When a child who has experienced such cyclical trauma is given a way out, the immediate danger is removed; he may be assured that he is safe now. Unfortunately, the child’s physiological time clock takes longer to be so assured and reset. The body has stored the rhythm of abuse, but now the object reality of the abuse is interrupted. His body is waiting for it. The longer the child goes without experiencing the abuse, the more sure his sympathetic and parasympathetic systems become that the event is imminent.
The high anxiety that this surety creates is exhausting for the person who has experienced trauma, so they begin searching for a solution. Enter risk-taking. Risk-taking behavior increases the likelihood that the bad thing will happen soon. In other words, the child is waiting for the other shoe to drop, and the anxiety becomes so intense that he goes ahead and drops the other shoe himself.
Cognitive Effects/Effects on Thought Life
When a child has been traumatized, you’re also likely to see the effects trauma has on his cognition and thought life. A traumatized child may have difficulty concentrating, be easily distracted, and exhibit a short attention span and poor impulse control, all manifestations of a child’s response to the trauma. It is easy to see why so many child trauma survivors are mistakenly diagnosed with Attention-Deficit/Hyperactivity Disorder (ADHD).

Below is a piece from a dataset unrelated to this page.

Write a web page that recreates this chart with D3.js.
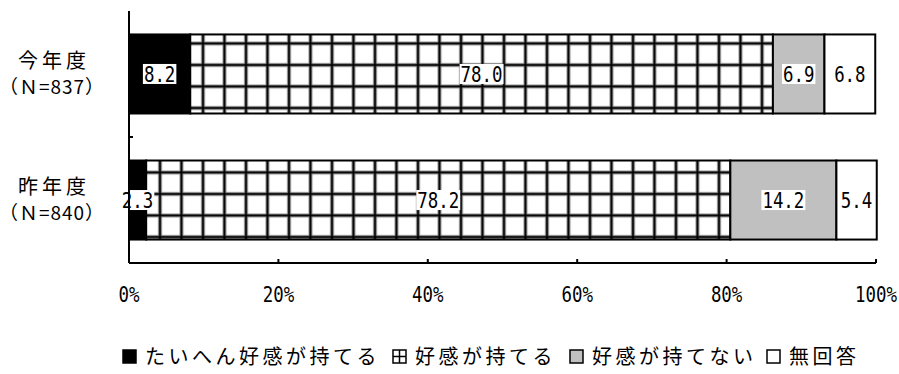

Kids may also develop idiosyncratic fears or specific worries that never troubled them before the trauma. Children may additionally perseverate on certain aspects of the trauma or develop maladaptive thoughts. These can understandably be quite distressing for kids; they may be flooded by these thoughts and feel they have no mechanism for holding them in check.
Other effects you might observe in children who have experienced trauma are dissociation and guilt. In older children and teens, you may see them begin to question their values and beliefs as they undergo the trauma recovery process.
Therapeutic intervention is often essential and can be very beneficial for children who have experienced trauma. Therapy can help alleviate a child’s symptoms and help return them to their pre-trauma functioning level. Frequently when trauma is not somehow addressed and processed in childhood, the trauma survivor will continue to experience manifestations of their experience even into adulthood.